Some people are choosing to go on birth strikes. What do you think about that?

I'm happy these discussions are coming into the public domain as opposed to being furtive issues we're afraid to talk about. It's been very isolating for people. It certainly was for me. One of the reasons I waited as long as I did to try and get pregnant, and I would say this to my partner all the time – what, you want to have a Mad Max water warrior fighting with their friends for food and water? It wasn't until I was part of the climate justice movement and I could see a path forward that I could even imagine having a kid. But I would never tell anybody how to answer this most intimate of questions. As a feminist who knows the brutal history of forced sterilisation and the ways in which women's bodies become battle zones when policymakers decide that they are going to try and control population, I think that the idea that there are regulatory solutions when it comes to whether or not to have kids is catastrophically ahistorical. We need to be struggling with our climate grief together and our climate fears together, through whatever decision we decide to make, but the discussion we need to have is how do we build a world so that those kids can have thriving, zero-carbon lives?

Over the summer, you encouraged people to read Richard Powers's novel, The Overstory. Why?

It's been incredibly important to me and I'm happy that so many people have written to me since. What Powers is writing about trees: that trees live in communities and are in communication, and plan and react together, and we've been completely wrong in the way we conceptualise them. It's the same conversation we're having about whether we are going to solve this as individuals or whether we are going to save the collective organism. It's also rare, in good fiction, to valorise activism, to treat it with real respect, failures and all, to acknowledge the heroism of the people who put their bodies on the line. I thought Powers did that in a really extraordinary way.

What are you views on what Extinction Rebellion has achieved?

One thing they have done so well is break us out of this classic campaign model we have been in for a long time, where you tell someone something scary, you ask them to click on something to do something about it, you skip out the whole phase where we need to grieve together and feel together and process what it is that we just saw. Because what I hear a lot from people is, ok, maybe those people back in the 1930s or 40s could organise neighbourhood by neighbourhood or workplace by workplace but we can't. We believe we've been so downgraded as a species that we are incapable of that.
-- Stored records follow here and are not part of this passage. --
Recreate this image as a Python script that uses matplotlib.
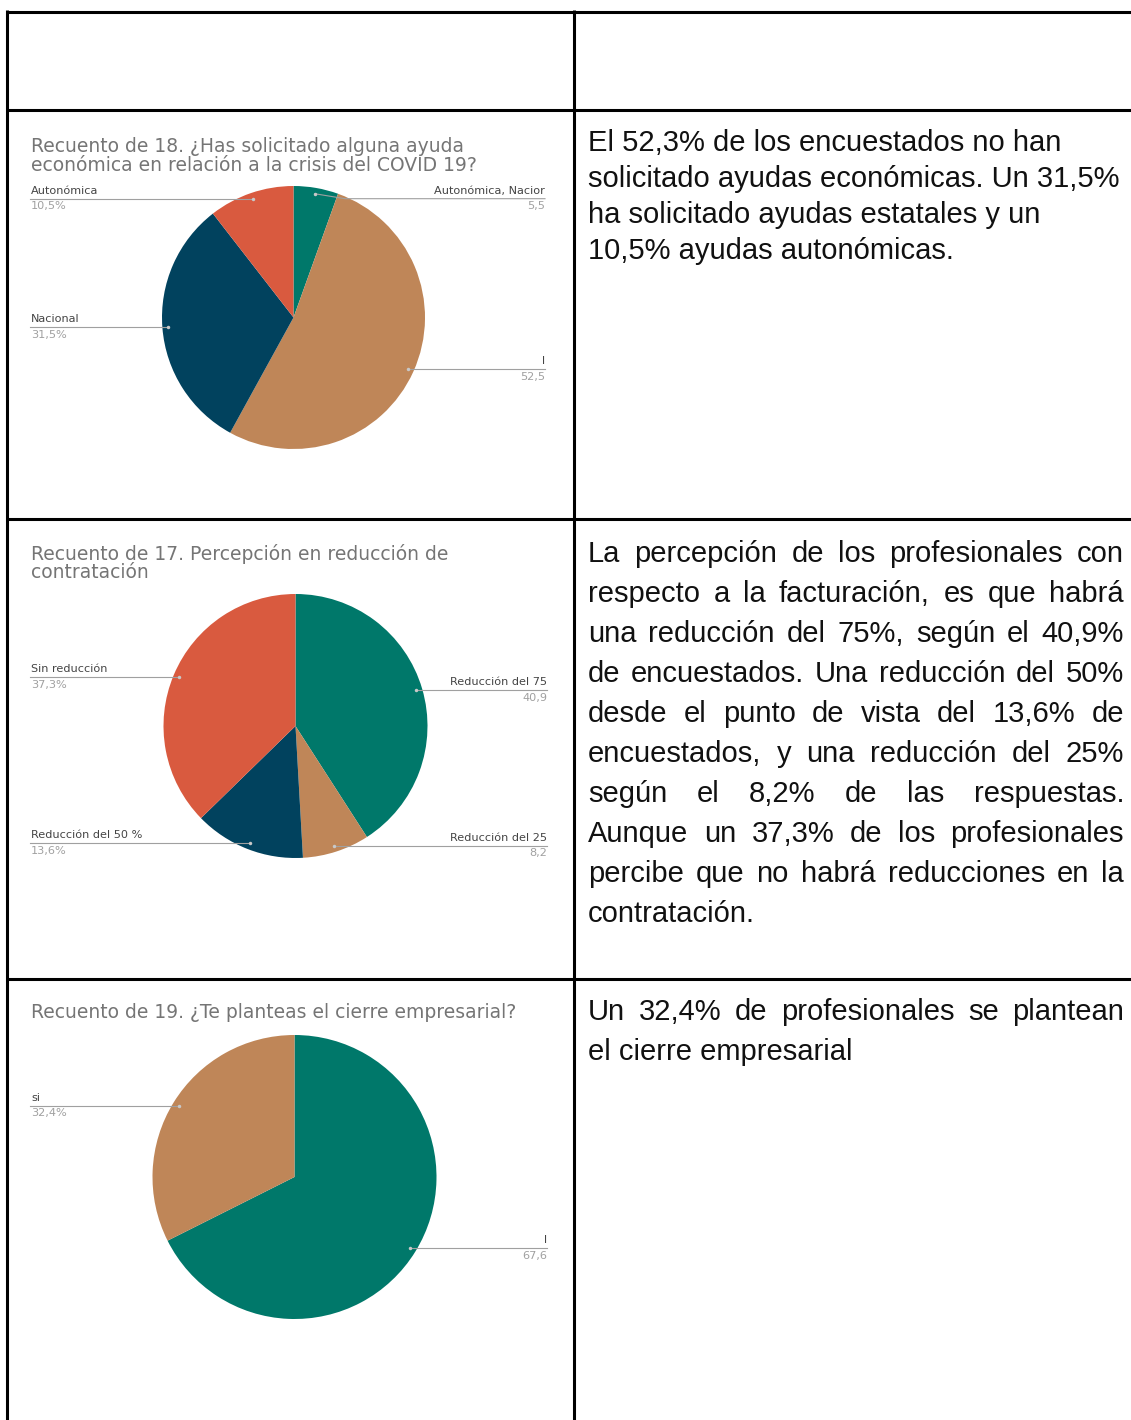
import numpy as np
import matplotlib
matplotlib.use("Agg")
import matplotlib.pyplot as plt

W, H = 1131, 1420

# Datos de los graficos
p18_labels = ["Autonómica, Nacior", "l", "Nacional", "Autonómica"]
p18_values = [5.5, 52.5, 31.5, 10.5]
p18_text = ["5,5", "52,5", "31,5%", "10,5%"]

p17_labels = ["Reducción del 75", "Reducción del 25", "Reducción del 50 %", "Sin reducción"]
p17_values = [40.9, 8.2, 13.6, 37.3]
p17_text = ["40,9", "8,2", "13,6%", "37,3%"]

p19_labels = ["l", "si"]
p19_values = [67.6, 32.4]
p19_text = ["67,6", "32,4%"]

teal, tan, navy, red = "#00786A", "#BF8658", "#01425E", "#D95A3F"
p18_colors = [teal, tan, navy, red]
p17_colors = [teal, tan, navy, red]
p19_colors = [teal, tan]

t18 = ["Recuento de 18. ¿Has solicitado alguna ayuda",
       "económica en relación a la crisis del COVID 19?"]
t17 = ["Recuento de 17. Percepción en reducción de", "contratación"]
t19 = ["Recuento de 19. ¿Te planteas el cierre empresarial?"]

txt18 = ["El 52,3% de los encuestados no han",
         "solicitado ayudas económicas. Un 31,5%",
         "ha solicitado ayudas estatales y un",
         "10,5% ayudas autonómicas."]
txt17 = ["La percepción de los profesionales con",
         "respecto a la facturación, es que habrá",
         "una reducción del 75%, según el 40,9%",
         "de encuestados. Una reducción del 50%",
         "desde el punto de vista del 13,6% de",
         "encuestados, y una reducción del 25%",
         "según el 8,2% de las respuestas.",
         "Aunque un 37,3% de los profesionales",
         "percibe que no habrá reducciones en la",
         "contratación."]
txt19 = ["Un 32,4% de profesionales se plantean",
         "el cierre empresarial"]

fig = plt.figure(figsize=(W / 100, H / 100), dpi=100)
fig.patch.set_facecolor("white")


def pie_axes(cx, cy, r, values, colors):
    a = fig.add_axes([(cx - r) / W, 1 - (cy + r) / H, 2 * r / W, 2 * r / H])
    wedges, _ = a.pie(values, colors=colors, startangle=90, counterclock=False,
                      wedgeprops=dict(linewidth=0))
    a.set_xlim(-1, 1)
    a.set_ylim(-1, 1)
    return wedges


# Pies (en pixeles: centro x, centro y, radio)
pies = [
    (293.5, 317.5, 131.5, p18_values, p18_colors, p18_labels, p18_text, t18, 147, 545),
    (295.5, 726, 132, p17_values, p17_colors, p17_labels, p17_text, t17, 554, 547),
    (294.5, 1177, 142, p19_values, p19_colors, p19_labels, p19_text, t19, 1013, 547),
]
all_wedges = [pie_axes(p[0], p[1], p[2], p[3], p[4]) for p in pies]

# Capa superior en coordenadas de pixel
ax = fig.add_axes([0, 0, 1, 1])
ax.set_xlim(0, W)
ax.set_ylim(H, 0)
ax.axis("off")
ax.patch.set_alpha(0)

# Tabla
lw = 2.2
for y in [11.5, 109.5, 519, 978.5]:
    ax.plot([7, W + 5], [y, y], color="black", lw=lw, solid_capstyle="butt")
for x in [7, 573.5]:
    ax.plot([x, x], [10, H + 5], color="black", lw=lw, solid_capstyle="butt")

chart_font = "DejaVu Sans"
for (cx, cy, r, vals, cols, labels, texts, title, ty, xr), wedges in zip(pies, all_wedges):
    for i, line in enumerate(title):
        ax.text(31, ty + i * 18.5, line, fontsize=13.5, color="#757575",
                family=chart_font, va="center", ha="left")
    dots = []
    for w in wedges:
        mid = np.deg2rad((w.theta1 + w.theta2) / 2)
        dots.append((cx + 0.955 * r * np.cos(mid), cy - 0.955 * r * np.sin(mid)))
    for i, (lab, val) in enumerate(zip(labels, texts)):
        dx, dy = dots[i]
        ly = dy
        right = dx > cx
        # la etiqueta pequena de arriba a la derecha se alinea con la de la izquierda
        if right and i == 0 and title is t18:
            ly = dots[3][1]
        if right:
            ax.plot([dx, dx + 30, xr], [dy, ly, ly], color="#A0A0A0", lw=0.8)
            ax.text(xr, ly - 8, lab, fontsize=8.1, color="#444444", family=chart_font,
                    ha="right", va="center")
            ax.text(xr, ly + 7.5, val, fontsize=8.1, color="#A0A0A0", family=chart_font,
                    ha="right", va="center")
        else:
            ax.plot([30, dx], [ly, dy], color="#A0A0A0", lw=0.8)
            ax.text(31, ly - 8, lab, fontsize=8.1, color="#444444", family=chart_font,
                    ha="left", va="center")
            ax.text(31, ly + 7.5, val, fontsize=8.1, color="#A0A0A0", family=chart_font,
                    ha="left", va="center")
        ax.plot(dx, dy, "o", color="#C8C8C8", markersize=2.5, markeredgewidth=0)

# Texto de la columna derecha
renderer = fig.canvas.get_renderer()
body = dict(fontsize=21, color="#111111", family="Liberation Sans", va="center")
X0, X1 = 588, 1124


def write(lines, y0, dy, justified):
    for k, line in enumerate(lines):
        y = y0 + k * dy
        last = k == len(lines) - 1
        if not justified or last:
            ax.text(X0, y, line, ha="left", **body)
            continue
        words = line.split()
        items = [ax.text(0, y, wd, ha="left", **body) for wd in words]
        widths = [t.get_window_extent(renderer).width for t in items]
        gap = (X1 - X0 - sum(widths)) / (len(words) - 1)
        x = X0
        for t, wd in zip(items, widths):
            t.set_x(x)
            x += wd + gap


write(txt18, 143, 36, False)
write(txt17, 554, 40, True)
write(txt19, 1012, 40, True)

fig.savefig("out.png", dpi=100)
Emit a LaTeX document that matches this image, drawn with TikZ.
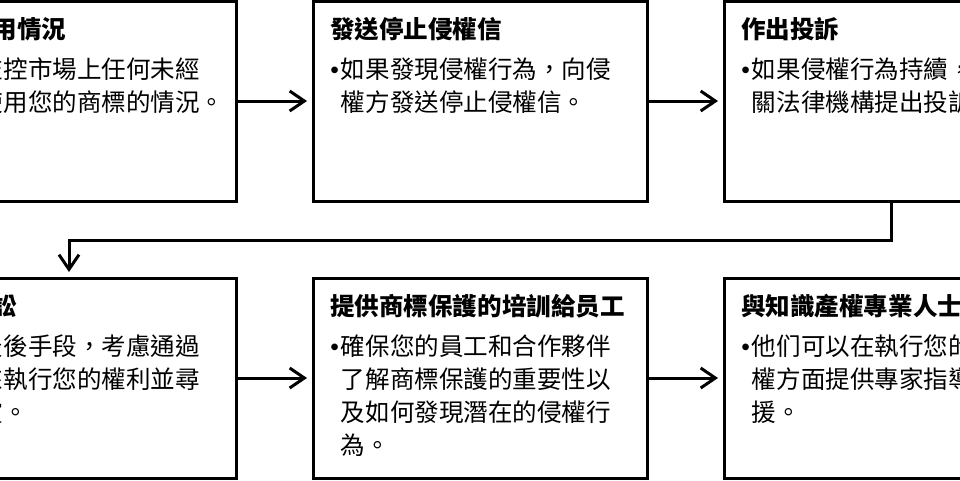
\documentclass[tikz,border=0pt]{standalone}
\usepackage{fontspec}
\setmainfont{Noto Sans CJK TC}
\newfontfamily\bulletfont{Liberation Sans}
\newcommand\stepdot{\makebox[8pt][l]{\bulletfont •}}
\newcommand\stepgap{\phantom{\stepdot}}
\usetikzlibrary{arrows.meta}

\begin{document}
\begin{tikzpicture}[x=0.75pt, y=-0.75pt,
  stage/.style={draw, line width=2.25pt, minimum width=250.5pt, minimum height=150pt, inner sep=0pt, outer sep=0pt},
  head/.style={anchor=base west, inner sep=0pt, font=\bfseries\fontsize{18.4}{24.75}\selectfont},
  body/.style={anchor=base west, inner sep=0pt, align=left, font=\fontsize{18.4}{24.75}\selectfont},
  flow/.style={line width=2.25pt, -{Straight Barb[length=11pt, width=15pt]}, shorten >=4.5pt}]
\useasboundingbox (0,0) rectangle (960,480);
\clip (0,0) rectangle (960,480);
% the six steps
\node[stage] (watch) at (69,101) {};
\node[stage] (letter) at (480,101) {};
\node[stage] (complain) at (891,101) {};
\node[stage] (lawsuit) at (69,378) {};
\node[stage] (training) at (480,378) {};
\node[stage] (experts) at (891,378) {};
% titles
\node[head] (watch-t) at ([shift={(17,37)}]watch.north west) {監控使用情況};
\node[head] (letter-t) at ([shift={(17,37)}]letter.north west) {發送停止侵權信};
\node[head] (complain-t) at ([shift={(17,37)}]complain.north west) {作出投訴};
\node[head] (lawsuit-t) at ([shift={(17,37)}]lawsuit.north west) {法律訴訟};
\node[head] (training-t) at ([shift={(17,37)}]training.north west) {提供商標保護的培訓給员工};
\node[head] (experts-t) at ([shift={(17,37)}]experts.north west) {與知識產權專業人士合作};
% texts (base = last line)
\node[body] (watch-b) at ([shift={(17,110)}]watch.north west)
  {\stepdot 持續監控市場上任何未經\\\stepgap 授權使用您的商標的情況。};
\node[body] (letter-b) at ([shift={(17,110)}]letter.north west)
  {\stepdot 如果發現侵權行為，向侵\\\stepgap 權方發送停止侵權信。};
\node[body] (complain-b) at ([shift={(17,110)}]complain.north west)
  {\stepdot 如果侵權行為持續，向相\\\stepgap 關法律機構提出投訴。};
\node[body] (lawsuit-b) at ([shift={(17,143)}]lawsuit.north west)
  {\stepdot 作為最後手段，考慮通過\\\stepgap 訴訟來執行您的權利並尋\\\stepgap 求賠償。};
\node[body] (training-b) at ([shift={(17,176)}]training.north west)
  {\stepdot 確保您的員工和合作夥伴\\\stepgap 了解商標保護的重要性以\\\stepgap 及如何發現潛在的侵權行\\\stepgap 為。};
\node[body] (experts-b) at ([shift={(17,143)}]experts.north west)
  {\stepdot 他们可以在執行您的商標\\\stepgap 權方面提供專家指導和支\\\stepgap 援。};
% arrows
\draw[flow] (watch) -- (letter);
\draw[flow] (letter) -- (complain);
\draw[flow] (complain.south) -- ++(0,39) -| (lawsuit.north);
\draw[flow] (lawsuit) -- (training);
\draw[flow] (training) -- (experts);
\end{tikzpicture}
\end{document}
The only thing that is going to change that belief is getting face to face, in community, having experiences, off our screens, with one another on the streets and in nature, and winning some things and feeling that power.

You talk about stamina in the book. How do you keep going? Do you feel hopeful?

I have complicated feelings about the hope question. Not a day goes by that I don't have a moment of sheer panic, raw terror, complete conviction that we are doomed, and then I do pull myself out of it. I'm renewed by this new generation that is so determined, so forceful. I'm inspired by the willingness to engage in electoral politics, because my generation, when we were in our 20s and 30s, there was so much suspicion around getting our hands dirty with electoral politics that we lost a lot of opportunities. What gives me the most hope right now is that we've finally got the vision for what we want instead, or at least the first rough draft of it. This is the first time this has happened in my lifetime. And also, I did decide to have kids. I have a seven year old who is so completely obsessed and in love with the natural world. When I think about him, after we've spent an entire summer talking about the role of salmon in feeding the forests where he was born in British Columbia, and how they are linked to the health of the trees and the soil and the bears and the orcas and this entire magnificent ecosystem, and I think about what it would be like to have to tell him that there are no more salmon, it kills me. So that motivates me. And slays me.